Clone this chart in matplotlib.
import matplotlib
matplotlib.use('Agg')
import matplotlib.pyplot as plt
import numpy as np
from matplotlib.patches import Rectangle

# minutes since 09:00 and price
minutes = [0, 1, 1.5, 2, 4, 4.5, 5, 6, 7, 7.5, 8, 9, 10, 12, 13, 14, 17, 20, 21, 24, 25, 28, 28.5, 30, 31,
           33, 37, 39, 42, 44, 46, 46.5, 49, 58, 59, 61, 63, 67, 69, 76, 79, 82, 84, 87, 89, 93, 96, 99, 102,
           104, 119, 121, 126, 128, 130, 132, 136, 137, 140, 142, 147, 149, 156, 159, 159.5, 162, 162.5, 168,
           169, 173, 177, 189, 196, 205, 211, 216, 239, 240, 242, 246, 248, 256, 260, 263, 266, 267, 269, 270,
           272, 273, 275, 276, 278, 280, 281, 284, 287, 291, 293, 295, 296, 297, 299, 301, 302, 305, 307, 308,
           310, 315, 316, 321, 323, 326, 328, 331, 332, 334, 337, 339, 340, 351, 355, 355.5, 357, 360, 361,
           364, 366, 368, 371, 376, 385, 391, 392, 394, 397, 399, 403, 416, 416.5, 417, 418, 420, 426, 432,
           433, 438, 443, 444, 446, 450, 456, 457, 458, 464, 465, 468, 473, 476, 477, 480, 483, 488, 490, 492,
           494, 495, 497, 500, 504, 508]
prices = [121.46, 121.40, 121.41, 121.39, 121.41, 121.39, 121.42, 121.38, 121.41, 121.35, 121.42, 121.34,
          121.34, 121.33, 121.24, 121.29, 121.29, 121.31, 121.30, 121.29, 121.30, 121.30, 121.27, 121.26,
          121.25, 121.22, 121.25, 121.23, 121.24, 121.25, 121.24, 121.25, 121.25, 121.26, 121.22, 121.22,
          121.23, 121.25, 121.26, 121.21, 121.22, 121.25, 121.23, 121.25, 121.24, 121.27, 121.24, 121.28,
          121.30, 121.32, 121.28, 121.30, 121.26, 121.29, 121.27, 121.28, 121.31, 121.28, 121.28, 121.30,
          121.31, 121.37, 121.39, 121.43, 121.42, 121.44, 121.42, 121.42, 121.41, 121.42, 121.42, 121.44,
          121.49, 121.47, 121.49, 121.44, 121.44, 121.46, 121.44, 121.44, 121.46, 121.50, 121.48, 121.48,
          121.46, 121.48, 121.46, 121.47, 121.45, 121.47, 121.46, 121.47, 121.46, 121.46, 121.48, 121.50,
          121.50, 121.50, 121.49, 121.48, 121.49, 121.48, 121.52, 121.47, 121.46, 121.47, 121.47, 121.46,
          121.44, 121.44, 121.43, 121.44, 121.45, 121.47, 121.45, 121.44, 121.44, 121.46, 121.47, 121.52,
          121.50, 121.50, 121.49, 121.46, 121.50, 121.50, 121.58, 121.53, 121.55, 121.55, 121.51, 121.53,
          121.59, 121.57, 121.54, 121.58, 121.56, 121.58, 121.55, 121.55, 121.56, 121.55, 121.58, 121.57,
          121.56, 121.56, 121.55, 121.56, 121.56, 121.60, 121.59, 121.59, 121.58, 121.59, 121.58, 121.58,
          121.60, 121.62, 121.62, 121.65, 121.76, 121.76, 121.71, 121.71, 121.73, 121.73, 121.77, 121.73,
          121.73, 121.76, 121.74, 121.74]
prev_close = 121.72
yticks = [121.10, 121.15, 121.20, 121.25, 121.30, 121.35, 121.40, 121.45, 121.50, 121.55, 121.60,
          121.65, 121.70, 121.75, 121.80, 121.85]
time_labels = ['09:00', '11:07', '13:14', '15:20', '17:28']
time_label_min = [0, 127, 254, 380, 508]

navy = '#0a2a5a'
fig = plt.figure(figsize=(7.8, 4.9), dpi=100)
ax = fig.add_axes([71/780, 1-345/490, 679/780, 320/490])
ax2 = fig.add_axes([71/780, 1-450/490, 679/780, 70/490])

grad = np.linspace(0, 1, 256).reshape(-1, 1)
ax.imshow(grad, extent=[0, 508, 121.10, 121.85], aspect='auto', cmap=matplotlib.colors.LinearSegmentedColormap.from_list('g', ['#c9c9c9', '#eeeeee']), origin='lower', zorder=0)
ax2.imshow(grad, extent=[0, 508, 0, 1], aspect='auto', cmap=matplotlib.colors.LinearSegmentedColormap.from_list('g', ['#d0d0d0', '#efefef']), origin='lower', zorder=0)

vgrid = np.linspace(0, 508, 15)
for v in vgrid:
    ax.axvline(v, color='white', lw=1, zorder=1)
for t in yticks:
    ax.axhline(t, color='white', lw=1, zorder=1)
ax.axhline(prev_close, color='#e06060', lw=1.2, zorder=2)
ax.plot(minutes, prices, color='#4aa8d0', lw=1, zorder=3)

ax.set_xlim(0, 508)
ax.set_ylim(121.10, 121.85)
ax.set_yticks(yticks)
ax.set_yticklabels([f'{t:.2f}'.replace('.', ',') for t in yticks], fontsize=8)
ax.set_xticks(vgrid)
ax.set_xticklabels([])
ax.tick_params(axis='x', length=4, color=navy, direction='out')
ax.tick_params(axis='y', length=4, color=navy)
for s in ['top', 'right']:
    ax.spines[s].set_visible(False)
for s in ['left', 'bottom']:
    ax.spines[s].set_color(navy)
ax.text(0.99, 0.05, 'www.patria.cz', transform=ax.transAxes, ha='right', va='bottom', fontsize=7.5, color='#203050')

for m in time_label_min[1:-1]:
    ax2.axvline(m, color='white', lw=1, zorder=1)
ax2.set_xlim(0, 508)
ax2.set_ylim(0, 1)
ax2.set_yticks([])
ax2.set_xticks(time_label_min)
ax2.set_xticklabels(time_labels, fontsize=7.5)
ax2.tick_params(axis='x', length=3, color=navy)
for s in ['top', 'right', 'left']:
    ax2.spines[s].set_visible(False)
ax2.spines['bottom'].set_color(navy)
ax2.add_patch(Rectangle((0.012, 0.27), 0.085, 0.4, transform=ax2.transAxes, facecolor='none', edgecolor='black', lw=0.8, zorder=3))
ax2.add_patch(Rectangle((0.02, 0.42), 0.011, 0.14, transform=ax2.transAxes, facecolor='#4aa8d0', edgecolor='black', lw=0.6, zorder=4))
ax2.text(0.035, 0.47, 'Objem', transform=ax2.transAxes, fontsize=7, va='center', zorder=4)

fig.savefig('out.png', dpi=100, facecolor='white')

• **WHAT YOU WILL DO**: Return only the lines from the beginning of the material up to and including the line with "from matplotlib.patches import Rectangle", exactly as written.

• **TASK OUTPUT**:
Clone this chart in matplotlib.
import matplotlib
matplotlib.use('Agg')
import matplotlib.pyplot as plt
import numpy as np
from matplotlib.patches import Rectangle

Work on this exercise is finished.